As always, there is some chaff to go with the wheat. Areas of duplicated functionality need to be cleaned up. There are several cases where bash treats a variable specially to enable functionality available another way ($notify vs. set -o notify and $nolinks vs.

set -o physical, for instance); the special treatment of the variable name should probably be removed. A few more things could stand removal; the $allow_null_ glob_expansion and $glob_dot_filenames variables are of particularly questionable value. The $[...] arithmetic evaluation syntax is redundant now that the POSIX-mandated $((...)) construct has been implemented, and could be deleted. It would be nice if the text output by the help builtin were external to the shell rather than compiled into it. The behavior enabled by $command_oriented_history, which causes the shell to attempt to save all lines of a multi-line command in a single history entry, should be made the default and the variable removed.

Availability

As with all other GNU software, bash is available for anonymous FTP from prep.ai.mit.edu:/pub/gnu and from other GNU software mirror sites. The current version is in bash-1.13.5.tar.gz in that directory. Use archie to find the nearest archive site.
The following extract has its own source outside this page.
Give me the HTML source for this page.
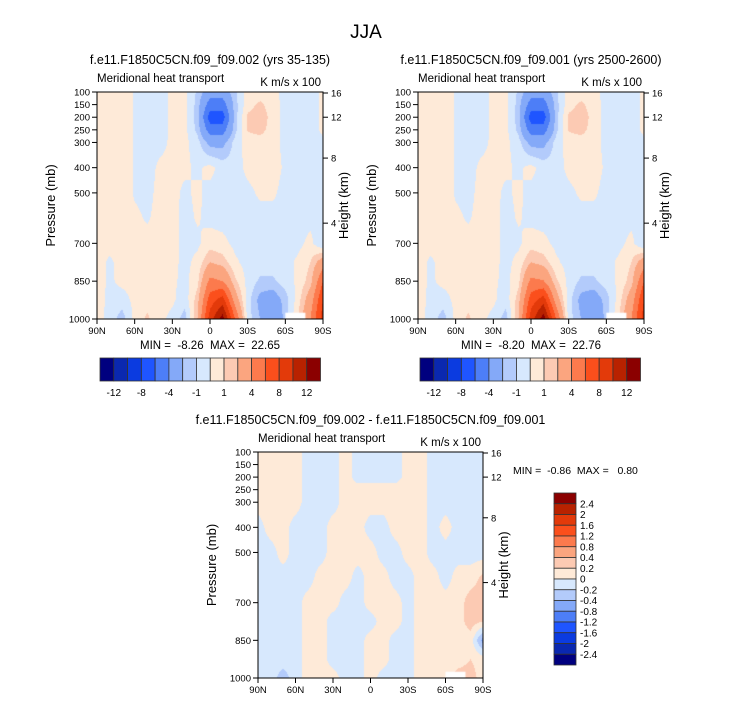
<!DOCTYPE html>
<html><head><meta charset="utf-8"><style>
html,body{margin:0;padding:0;background:#fff;}
#wrap{position:relative;width:733px;height:703px;overflow:hidden;font-family:"Liberation Sans",sans-serif;}
canvas{position:absolute;}
svg{position:absolute;left:0;top:0;}
</style></head><body>
<div id="wrap">
<canvas id="c1"></canvas>
<canvas id="c2"></canvas>
<canvas id="c3"></canvas>
<svg id="ov" width="733" height="703"></svg>
</div>
<script>
const pressures=[100,150,200,250,300,400,500,600,700,775,850,925,1000];
const lats=[90,80,70,60,50,40,30,20,10,0,-10,-20,-30,-40,-50,-60,-70,-80,-90];
const field1=[
[0.5,0.5,0.5,-0.1,-0.4,-0.4,0.2,0.3,-1.2,-3,-3,-1.2,0.4,0.5,0.4,-0.4,-0.4,-0.4,0.2],
[0.5,0.5,0.5,-0.1,-0.4,-0.4,0.2,0.3,-1.4,-5,-5,-1.4,0.6,1.2,0.5,-0.4,-0.4,-0.4,0.2],
[0.5,0.4,0.5,-0.1,-0.4,-0.4,0.2,0.3,-1.5,-7,-7,-1.5,1.2,1.6,0.6,-0.4,-0.4,-0.4,0.2],
[0.5,0.4,0.5,-0.1,-0.4,-0.4,0.2,0.3,-1.3,-5,-5,-1.3,1.1,1.3,0.6,-0.4,-0.4,-0.4,0.2],
[0.5,0.4,0.5,-0.1,-0.4,-0.3,0.2,0.3,-0.6,-2.5,-2.5,-0.6,0.5,0.6,0.5,-0.4,-0.4,-0.4,-0.2],
[0.5,0.4,0.5,-0.1,-0.4,0.2,0.2,0.2,-0.2,0.3,-0.4,-0.5,0.3,0.5,0.5,-0.2,-0.4,-0.4,-0.3],
[0.5,0.4,0.5,-0.1,-0.3,0.3,0.3,-0.2,0.2,-0.3,-0.4,-0.5,-0.3,0.2,0.2,-0.4,-0.4,-0.4,-0.3],
[0.5,0.4,0.5,0.2,-0.1,0.3,0.3,-0.3,0.1,-0.3,-0.4,-0.5,-0.5,-0.4,-0.4,-0.4,-0.4,-0.3,-0.5],
[0.5,0.4,0.4,0.4,0.3,0.3,0.3,-0.3,-0.2,0.5,0.3,-0.3,-0.5,-0.5,-0.4,-0.4,-0.3,0.3,-1],
[0.5,-0.2,0.4,0.4,0.3,0.3,0.3,-0.3,0.3,2,1.5,0.2,-0.4,-0.5,-0.5,-0.4,0.2,1,3],
[0.5,-0.2,0.3,0.4,0.3,0.3,0.2,-0.3,0.7,4.5,4,1.2,-0.3,-1.2,-1.2,-0.5,0.2,1.5,6],
[0.5,-0.3,-0.5,0.3,0.6,0.3,0.2,-0.6,1.5,7,9,3,-0.5,-2.5,-3,-1.5,0.5,3,8],
[0.5,-0.4,-1.5,0.3,1.2,0.3,-0.3,-1.5,2,9,13,6,-0.5,-2,-4,-1.5,1,4,9]];
const field2=[
[0.5,0.5,0.5,-0.1,-0.4,-0.4,0.2,0.3,-1.2,-3,-3,-1.2,0.4,0.5,0.4,-0.4,-0.4,-0.4,0.2],
[0.5,0.5,0.5,-0.1,-0.4,-0.4,0.2,0.3,-1.4,-5,-5,-1.4,0.6,1.2,0.5,-0.4,-0.4,-0.4,0.2],
[0.5,0.4,0.5,-0.1,-0.4,-0.4,0.2,0.3,-1.5,-7,-7,-1.5,1.2,1.6,0.6,-0.4,-0.4,-0.4,0.2],
[0.5,0.4,0.5,-0.1,-0.4,-0.4,0.2,0.3,-1.3,-5,-5,-1.3,1.1,1.3,0.6,-0.4,-0.4,-0.4,0.2],
[0.5,0.4,0.5,-0.1,-0.4,-0.3,0.2,0.3,-0.6,-2.5,-2.5,-0.6,0.5,0.6,0.5,-0.4,-0.4,-0.4,-0.2],
[0.5,0.4,0.5,-0.1,-0.4,0.2,0.2,0.2,-0.2,0.3,-0.4,-0.5,0.3,0.5,0.5,-0.2,-0.4,-0.4,-0.3],
[0.5,0.4,0.5,-0.1,-0.3,0.3,0.3,-0.2,0.2,-0.3,-0.4,-0.5,-0.3,0.2,0.2,-0.4,-0.4,-0.4,-0.3],
[0.5,0.4,0.5,0.2,-0.1,0.3,0.3,-0.3,0.1,-0.3,-0.4,-0.5,-0.5,-0.4,-0.4,-0.4,-0.4,-0.3,-0.5],
[0.5,0.4,0.4,0.4,0.3,0.3,0.3,-0.3,-0.2,0.5,0.3,-0.3,-0.5,-0.5,-0.4,-0.4,-0.3,0.3,-1],
[0.5,-0.2,0.4,0.4,0.3,0.3,0.3,-0.3,0.3,2,1.5,0.2,-0.4,-0.5,-0.5,-0.4,0.2,1,3],
[0.5,-0.2,0.3,0.4,0.3,0.3,0.2,-0.3,0.7,4.5,4.1,1.2,-0.3,-1.2,-1.2,-0.5,0.2,1.5,6],
[0.5,-0.3,-0.5,0.3,0.6,0.3,0.2,-0.6,1.5,7,9.1,3,-0.5,-2.5,-3,-1.5,0.5,3,8],
[0.5,-0.4,-1.5,0.3,1.2,0.3,-0.3,-1.5,2,9,13.1,6,-0.5,-2,-4,-1.5,1,4,9]];
const field3=[
[0.1,0.1,0.1,0.1,-0.1,-0.1,-0.1,0.1,-0.1,-0.1,-0.1,-0.1,0.1,0.1,-0.1,-0.1,-0.1,-0.1,-0.1],
[0.1,0.1,0.1,0.1,-0.1,-0.1,-0.1,0.1,-0.1,-0.1,-0.1,-0.1,0.1,0.1,-0.1,-0.1,-0.1,-0.1,-0.1],
[0.1,0.1,0.1,0.1,-0.1,-0.1,-0.1,0.1,-0.1,-0.1,-0.1,-0.1,0.1,0.1,-0.1,-0.1,-0.1,-0.1,-0.1],
[0.1,0.1,0.1,0.1,-0.1,-0.1,-0.1,0.1,0.1,0.1,0.1,0.1,0.1,0.1,-0.1,-0.1,-0.1,-0.1,-0.1],
[0.1,0.1,0.1,0.1,-0.1,-0.1,-0.1,0.1,0.1,0.1,0.1,0.1,0.1,0.1,-0.1,-0.1,-0.1,-0.1,-0.1],
[-0.1,0.1,0.1,-0.1,-0.1,-0.1,0.1,0.1,0.1,-0.1,-0.1,0.1,0.1,0.1,-0.1,0.1,-0.1,-0.1,-0.1],
[-0.1,-0.1,0.1,-0.1,-0.1,-0.1,0.1,0.1,0.1,0.1,-0.1,-0.1,0.1,0.1,-0.1,-0.1,-0.1,-0.1,-0.1],
[-0.1,-0.1,-0.1,-0.1,-0.1,0.1,0.1,0.1,-0.1,0.1,0.1,-0.1,-0.1,0.1,0.1,-0.1,0.1,0.1,0.25],
[-0.1,-0.1,-0.1,-0.1,0.1,0.1,0.1,-0.1,-0.1,0.1,0.1,0.1,-0.1,0.1,0.1,0.1,0.1,0.3,0.3],
[-0.1,-0.1,-0.1,-0.1,0.1,0.1,-0.1,-0.1,-0.1,-0.1,0.1,0.1,-0.1,0.1,0.1,0.1,0.1,0.3,0.2],
[-0.1,-0.1,-0.1,-0.1,0.1,0.1,-0.1,-0.1,-0.1,0.1,0.1,-0.1,-0.1,0.1,0.1,0.1,0.1,0.1,-0.5],
[-0.1,-0.1,-0.1,-0.1,0.1,0.1,-0.1,-0.1,-0.1,0.1,0.1,-0.1,-0.1,0.1,0.1,0.1,0.1,0.2,0.1],
[-0.1,-0.1,-0.3,-0.1,0.1,0.1,0.1,-0.1,-0.1,0.1,-0.1,-0.1,-0.1,0.1,0.1,0.1,0.3,0.3,0.1]];
const levels1=[-12,-10,-8,-6,-4,-2,-1,0,1,2,4,6,8,10,12];
const levels3=[-2.4,-2,-1.6,-1.2,-0.8,-0.4,-0.2,0,0.2,0.4,0.8,1.2,1.6,2,2.4];
const barLabels1=["-12","-8","-4","-1","1","4","8","12"];
const barLabels3=["2.4","2","1.6","1.2","0.8","0.4","0.2","0","-0.2","-0.4","-0.8","-1.2","-1.6","-2","-2.4"];
const pTicks=[100,150,200,250,300,400,500,700,850,1000];
const latTicks=[90,60,30,0,-30,-60,-90];
const hTicks=[16,12,8,4];
const hTickP=[104,200,362,620];
const colors=["#00007f","#0a28b0","#0b3be0","#1f55ff","#4d7ef7","#84a9f8","#b3cbfb","#d7e8fd","#feead8","#fccab3","#fba57f","#fc7a4d","#fb4f1c","#e33a0a","#b82200","#8b0000"];

const NS="http://www.w3.org/2000/svg";
const ov=document.getElementById('ov');
function el(tag,attrs,text){const e=document.createElementNS(NS,tag);for(const k in attrs)e.setAttribute(k,attrs[k]);if(text!==undefined)e.textContent=text;ov.appendChild(e);return e;}
function txt(x,y,s,size,anchor,name,extra){const t=el('text',Object.assign({x:x,y:y,'font-size':size,'text-anchor':anchor||'start','font-family':'Liberation Sans, sans-serif',fill:'#000',style:'white-space:pre'},extra||{}),s);return t;}
function colorIdx(v,lev){let i=0;while(i<lev.length&&v>=lev[i])i++;return i;}
function sample(field,lat,p){
  let fi=(90-lat)/10; if(fi<0)fi=0; if(fi>18)fi=18;
  const i0=Math.min(17,Math.floor(fi)),tx=fi-i0;
  let j0=0; while(j0<pressures.length-2&&p>pressures[j0+1])j0++;
  let ty=(p-pressures[j0])/(pressures[j0+1]-pressures[j0]); ty=Math.max(0,Math.min(1,ty));
  const a=field[j0][i0],b=field[j0][i0+1],c=field[j0+1][i0],d=field[j0+1][i0+1];
  return (a*(1-tx)+b*tx)*(1-ty)+(c*(1-tx)+d*tx)*ty;
}
function plot(cid,field,lev,X,Y,W,H,title,tname){
  const xs=lat=>X+(90-lat)/180*W, ys=p=>Y+(p-100)/900*H;
  const cv=document.getElementById(cid);cv.width=W;cv.height=H;cv.style.left=X+'px';cv.style.top=Y+'px';
  const ctx=cv.getContext('2d');
  for(let px=0;px<W;px++){for(let py=0;py<H;py++){
    const lat=90-(px+0.5)/W*180,p=100+(py+0.5)/H*900;
    ctx.fillStyle=colors[colorIdx(sample(field,lat,p),lev)];ctx.fillRect(px,py,1,1);}}
  ctx.fillStyle='#fff';ctx.fillRect(xs(-60)-X,ys(975)-Y,xs(-76)-xs(-60),H-(ys(975)-Y));
  const g=el('rect',{x:X,y:Y,width:W,height:H,fill:'none',stroke:'#000','stroke-width':1});
  
  pTicks.forEach(p=>{el('line',{x1:X-5,x2:X,y1:ys(p),y2:ys(p),stroke:'#000'});txt(X-7,ys(p)+3.5,String(p),9.5,'end','pressure-tick-label');});
  latTicks.forEach(l=>{el('line',{x1:xs(l),x2:xs(l),y1:Y+H,y2:Y+H+5,stroke:'#000'});
    txt(xs(l),Y+H+15,l===0?'0':(Math.abs(l)+(l>0?'N':'S')),9.5,'middle','latitude-tick-label');});
  hTicks.forEach((h,i)=>{const y=ys(hTickP[i]);el('line',{x1:X+W,x2:X+W+5,y1:y,y2:y,stroke:'#000'});txt(X+W+8,y+3.5,String(h),9.5,'start','height-tick-label');});
  txt(X+W/2,Y-28,title,12.5,'middle',tname);
  txt(X,Y-10,'Meridional heat transport',11.5,'start','subtitle-left');
  txt(X+W-2,Y-6,'K m/s x 100',11.5,'end','units-label');
  const yl=Y+H/2;
  txt(0,0,'Pressure (mb)',13,'middle','y-axis-title',{transform:`translate(${X-42},${yl}) rotate(-90)`});
  txt(0,0,'Height (km)',13,'middle','y-axis-right-title',{transform:`translate(${X+W+25},${yl}) rotate(-90)`});
}
txt(366,38,'JJA',19,'middle','figure-title');
plot('c1',field1,levels1,97,92,226,227,'f.e11.F1850C5CN.f09_f09.002 (yrs 35-135)','panel1-title');
plot('c2',field2,levels1,418,92,226,227,'f.e11.F1850C5CN.f09_f09.001 (yrs 2500-2600)','panel2-title');
plot('c3',field3,levels3,258,452,225,226,'f.e11.F1850C5CN.f09_f09.002 - f.e11.F1850C5CN.f09_f09.001','panel3-title');
txt(210,349,'MIN =  -8.26  MAX =  22.65',11.5,'middle','panel1-minmax');
txt(531,349,'MIN =  -8.20  MAX =  22.76',11.5,'middle','panel2-minmax');
txt(513,474,'MIN =  -0.86  MAX =   0.80',10.5,'start','panel3-minmax');
function hbar(X0,name){
  const Y0=358,bw=220.5/16,bh=23;
  colors.forEach((c,i)=>{const r=el('rect',{x:X0+i*bw,y:Y0,width:bw,height:bh,fill:c,stroke:'#333','stroke-width':0.8});
    });
  barLabels1.forEach((s,k)=>txt(X0+(2*k+1)*bw,Y0+bh+15,s,10,'middle',name+'-label'));
}
hbar(100,'colorbar1');hbar(420,'colorbar2');
(function(){const X0=554,Y0=493,bw=22,bh=172/16;
  colors.slice().reverse().forEach((c,i)=>{const r=el('rect',{x:X0,y:Y0+i*bh,width:bw,height:bh,fill:c,stroke:'#333','stroke-width':0.8});
    });
  barLabels3.forEach((s,k)=>txt(X0+bw+4,Y0+(k+1)*bh+3.5,s,10,'start','colorbar3-label'));
})();
</script>
</body></html>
The latest version is always available for FTP from bash.CWRU.Edu:/pub/ dist. bash documentation is available for FTP from bash.CWRU.Edu:/pub/bash.

The Free Software Foundation sells tapes and CD-ROMs containing bash; send electronic mail to gnu@prep.ai.mit.edu or call +1-617-876-3296 for more information. bash is also distributed with several versions of Unix-compatible systems. It is included as /bin/sh and /bin/bash on several Linux distributions and as contributed software in BSDI's BSD/386 and FreeBSD.

Conclusion

bash is a worthy successor to sh. It is sufficiently portable to run on nearly every version of Unix from 4.3 BSD to SVR4.2, and several Unix workalikes. It is robust enough to replace sh on most of those systems, and provides more functionality. It has several thousand regular users, and their feedback has helped to make it as good as it is today-a testament to the benefits of free software.

1 Tom Duff, “Rc-A Shell for Plan 9 and UNIX systems”, Proc. of the Summer 1990 EUUG Conf., London, July, 1990, pp. 21-33

2 BSD/386 is a trademark of Berkeley Software Design, Inc.